Overall revenue and profit “hold steady” despite limited growth, but pay gaps widen at big firms

RIBA 66 Portland Place

Source: Philip Vile

Architects have reported a further decline in revenue from international work in the latest RIBA Business Benchmarking survey, with last year’s 14% fall compounded by an additional 2% drop.

Because data for the annual reports covers RIBA chartered practices’ experiences in the 12 months to May each year, its 2021 and 2022 Business Benchmarking results are a snapshot covering the first whole-year periods since the UK’s formal departure from the European Union.

According to the figures, revenue from international work was £524m last year, down from £535m in 2021, and £624m in 2020. Survey respondents reported international-work revenue of £625m in 2019, meaning the latest figures are the third consecutive year of contraction. However 2019 saw practices’ international revene surge 22% on the previous year.

RIBA said the 2022 survey results showed evidence of increased income being generated from international work on the part of the largest UK practices – those with 100 staff or more. It said that showed “emerging” potential for improvements in the situation next year and beyond.

The survey found Asia overtaking the Middle East as UK practices’ most significant source of international work.


Source: RIBA

The timeframe for the survey means it does not reflect inflationary pressures felt by design firms over the summer, including the economic fallout from Russia’s invasion of Ukraine.
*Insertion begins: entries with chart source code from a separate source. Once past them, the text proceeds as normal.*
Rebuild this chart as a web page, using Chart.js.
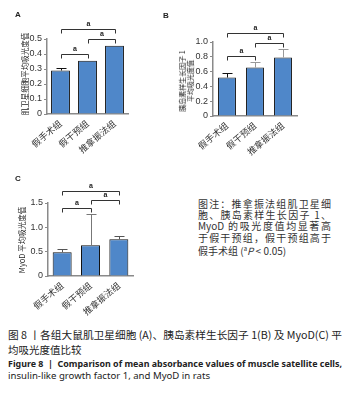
<!DOCTYPE html>
<html>
<head>
<meta charset="utf-8">
<script src="https://cdn.jsdelivr.net/npm/chart.js"></script>
<style>
  body { margin: 0; background: #fff; }
  #page { position: relative; width: 346px; height: 396px; overflow: hidden; font-family: "Noto Sans CJK SC", "Noto Sans", sans-serif; color: #222; }
  canvas { position: absolute; }
  .t { position: absolute; white-space: nowrap; }
  .ytitle { transform: translate(-50%, -50%) rotate(-90deg); text-align: center; }
  .letter { font-family: "Liberation Sans", sans-serif; font-weight: bold; font-size: 8px; transform: translate(-50%, -50%); }
  .note { position: absolute; left: 198px; top: 198px; width: 133px; font-size: 10px; line-height: 11.2px; color: #333; }
  .note div { text-align: justify; text-align-last: justify; white-space: nowrap; }
  .note div.last { text-align-last: left; }
  .cap { position: absolute; left: 8px; white-space: nowrap; transform-origin: left center; color: #222; }
</style>
</head>
<body>
<div id="page">
  <canvas id="chartA" width="165" height="160" style="left:0;top:0"></canvas>
  <canvas id="chartB" width="181" height="160" style="left:165px;top:0"></canvas>
  <canvas id="chartC" width="170" height="160" style="left:0;top:160px"></canvas>

  <div class="t letter" style="left:18px;top:14px">A</div>
  <div class="t letter" style="left:166px;top:15px">B</div>
  <div class="t letter" style="left:18px;top:178px">C</div>

  <div class="t ytitle" style="left:24px;top:74px;font-size:7.5px">肌卫星细胞平均吸光度值</div>
  <div class="t ytitle" style="left:186px;top:81px;font-size:7px;line-height:8px">胰岛素样生长因子 1<br>平均吸光度值</div>
  <div class="t ytitle" style="left:21px;top:240px;font-size:7.5px">MyoD 平均吸光度值</div>

  <div class="note">
    <div>图注：推拿振法组肌卫星细</div>
    <div>胞、胰岛素样生长因子 1、</div>
    <div>MyoD 的吸光度值均显著高</div>
    <div>于假干预组，假干预组高于</div>
    <div class="last">假手术组 (<sup style="font-size:6px">a</sup><i>P</i> &lt; 0.05)</div>
  </div>

  <div class="cap fit" data-w="334" style="top:327px;font-size:10.5px">图 8 丨各组大鼠肌卫星细胞 (A)、胰岛素样生长因子 1(B) 及 MyoD(C) 平</div>
  <div class="cap" style="top:342px;font-size:10.5px">均吸光度值比较</div>
  <div class="cap fit" data-w="334" style="top:357px;font-size:9px;font-weight:bold;font-family:'Noto Sans',sans-serif">Figure 8 &nbsp;|&nbsp; Comparison of mean absorbance values of muscle satellite cells,</div>
  <div class="cap fit" data-w="202" style="top:369px;font-size:9px;font-family:'Noto Sans',sans-serif">insulin-like growth factor 1, and MyoD in rats</div>
</div>

<script>
const groups = ["假手术组", "假干预组", "推拿振法组"];
const satelliteMean = [0.29, 0.355, 0.455];
const satelliteErr = [0.018, 0, 0];
const igfMean = [0.52, 0.655, 0.79];
const igfErr = [0.063, 0.075, 0.11];
const myodMean = [0.49, 0.63, 0.755];
const myodErr = [0.055, 0.64, 0.07];
// significance comparisons (bar index pairs) and their mark
const pairs = [[0, 2], [1, 2], [0, 1]];
const sigMark = "a";

// draws error bars and significance brackets
const extras = {
  id: "extras",
  afterDatasetsDraw(chart, args, o) {
    const ctx = chart.ctx;
    const xs = chart.scales.x, ys = chart.scales.y;
    const meta = chart.getDatasetMeta(0);
    ctx.save();
    ctx.lineWidth = 1;
    o.err.forEach((e, i) => {
      if (!e) return;
      const bar = meta.data[i];
      const bx = Math.round(bar.x) + 0.5;
      const top = Math.round(ys.getPixelForValue(o.mean[i] + e)) + 0.5;
      ctx.strokeStyle = o.errColor[i];
      ctx.beginPath();
      ctx.moveTo(bx, bar.y);
      ctx.lineTo(bx, top);
      ctx.moveTo(bx - 5, top);
      ctx.lineTo(bx + 5, top);
      ctx.stroke();
    });
    ctx.strokeStyle = "#333";
    ctx.fillStyle = "#222";
    ctx.font = "bold 7px 'Liberation Sans', sans-serif";
    ctx.textAlign = "center";
    ctx.textBaseline = "bottom";
    pairs.forEach((p, k) => {
      const x1 = Math.round(xs.getPixelForValue(p[0])) + 0.5;
      const x2 = Math.round(xs.getPixelForValue(p[1])) + 0.5;
      const yy = Math.round(ys.getPixelForValue(o.levels[k])) + 0.5;
      ctx.beginPath();
      ctx.moveTo(x1, yy + 4);
      ctx.lineTo(x1, yy);
      ctx.lineTo(x2, yy);
      ctx.lineTo(x2, yy + 4);
      ctx.stroke();
      ctx.fillText(sigMark, (x1 + x2) / 2, yy - 2);
    });
    ctx.restore();
  }
};

function makeChart(id, mean, err, cfg) {
  return new Chart(document.getElementById(id), {
    type: "bar",
    data: {
      labels: groups,
      datasets: [{
        data: mean,
        backgroundColor: "#4f87c9",
        borderColor: "#111",
        borderWidth: 1,
        barPercentage: cfg.barPct,
        categoryPercentage: 1,
      }],
    },
    plugins: [extras],
    options: {
      responsive: false,
      animation: false,
      layout: { padding: cfg.padding },
      plugins: {
        legend: { display: false },
        tooltip: { enabled: false },
        extras: { mean: mean, err: err, errColor: cfg.errColor, levels: cfg.levels },
      },
      scales: {
        x: {
          afterFit: (s) => { s.height = cfg.xHeight; },
          grid: { display: false, drawTicks: false },
          border: { color: "#8a8a8a", width: 1.5 },
          ticks: {
            minRotation: 40,
            maxRotation: 40,
            padding: 4,
            color: "#333",
            font: { size: 9, family: "'Noto Sans CJK SC', sans-serif" },
          },
        },
        y: {
          min: 0,
          max: cfg.max,
          afterFit: (s) => { s.width = cfg.yWidth; },
          grid: { drawOnChartArea: false, drawTicks: true, tickLength: 3, color: "#8a8a8a" },
          border: { color: "#8a8a8a", width: 1.5 },
          ticks: {
            stepSize: cfg.step,
            padding: 2,
            color: "#333",
            font: { size: 9, family: "'Liberation Sans', sans-serif" },
            callback: (v) => (v === 0 ? "0" : v.toFixed(1)),
          },
        },
      },
    },
  });
}

makeChart("chartA", satelliteMean, satelliteErr, {
  max: 0.5, step: 0.1, barPct: 0.7,
  padding: { top: 39, right: 37, bottom: 0, left: 0 },
  yWidth: 47, xHeight: 46,
  errColor: ["#111", "#111", "#111"],
  levels: [0.57, 0.497, 0.40],
});

makeChart("chartB", igfMean, igfErr, {
  max: 1.0, step: 0.2, barPct: 0.64,
  padding: { top: 42, right: 49, bottom: 0, left: 0 },
  yWidth: 48, xHeight: 44,
  errColor: ["#111", "#999", "#999"],
  levels: [1.127, 0.99, 0.81],
});

makeChart("chartC", myodMean, myodErr, {
  max: 1.5, step: 0.5, barPct: 0.67,
  padding: { top: 43, right: 37, bottom: 0, left: 0 },
  yWidth: 48, xHeight: 44,
  errColor: ["#555", "#777", "#555"],
  levels: [1.745, 1.555, 1.40],
});

// squeeze caption lines to the reference widths
document.querySelectorAll(".fit").forEach((el) => {
  const w = el.getBoundingClientRect().width;
  el.style.transform = "scaleX(" + (+el.dataset.w / w) + ")";
});
</script>
</body>
</html>
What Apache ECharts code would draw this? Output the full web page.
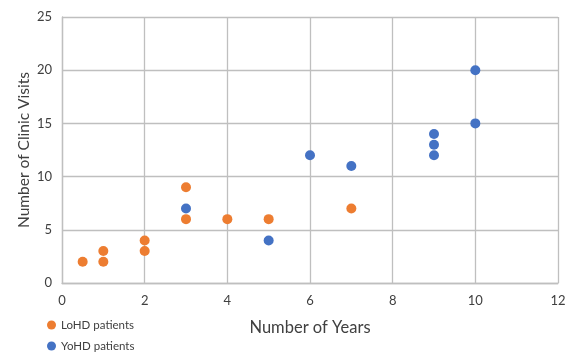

Adrian Malleson, RIBA’s head of economic research and analysis, said the over-arching message from the survey data was of a profession “holding steady” in the wake of the coronavirus pandemic.

Malleson said overall revenue was up by 1% to £3.1bn while profit was at a similar level to 2021 and staff numbers at practices were up 17% – essentially back to pre-pandemic levels.

“This year’s findings show some signs of recovery and stability – demonstrating the resilience of UK practices, and their ability to rapidly adjust to unprecedented changes. But it’s no boom time,” he said.


Source: RIBA

“The market continues to grapple with numerous challenges ranging from materials shortages and price increases to a scarcity of tradespeople and labourers, and a smaller pool of architectural talent post-Brexit.”

Malleson conceded that the coming 12 months are likely to present more challenges to the architecture sector and urged the government to do some pump-priming.

“With a two-year-long recession forecast, growth is unlikely to return to the UK economy until late 2024 or early 2025. We can expect the construction sector to feel the impacts of this,” he said.

“With public spending set to be cut, RIBA continues to promote the importance of a sustainable design-led renewal of the built environment. Better houses, schools, hospitals alongside rejuvenated town and city centres are required.


Source: RIBA

“Investing in the built environment will increase economic productivity, benefit our communities, and help secure the county’s long-term success.”

Elsewhere in the Business Benchmarking 2022 survey, RIBA reported that equality, diversity and inclusion progress appeared to have stalled, with gender and ethnicity pay gaps widening.

RIBA said more than 50% of practices still did not have EDI staff training in place. It added that the gender pay gap had widened from 15% to 17% since 2021, while the ethnicity pay gap had grown from 14% to 22%, based on data voluntarily submitted by practices with 100 or more staff.

For the first time, the Business Benchmarking report included figures on the notoriously escalating cost of professional indemnity insurance.

It found the all-practice average for cover was £2m, rising to £10m for larger practices – with 20 or more staff.

RIBA chartered practices reported an average PII premium of £32,926, up from £16,874 in 2018.

Malleson said that while the figures equated to a 95% increase in five years, the rise had slowed to 3% in 2021-2022.

“Led by our board and a dedicated group of expert RIBA Council members, we are working with the wider construction sector and insurance industry experts as we seek to secure sustainable premium levels and comprehensive cover for architects’ services,” he said. “We hope to share an update on this work with our members in early 2023.”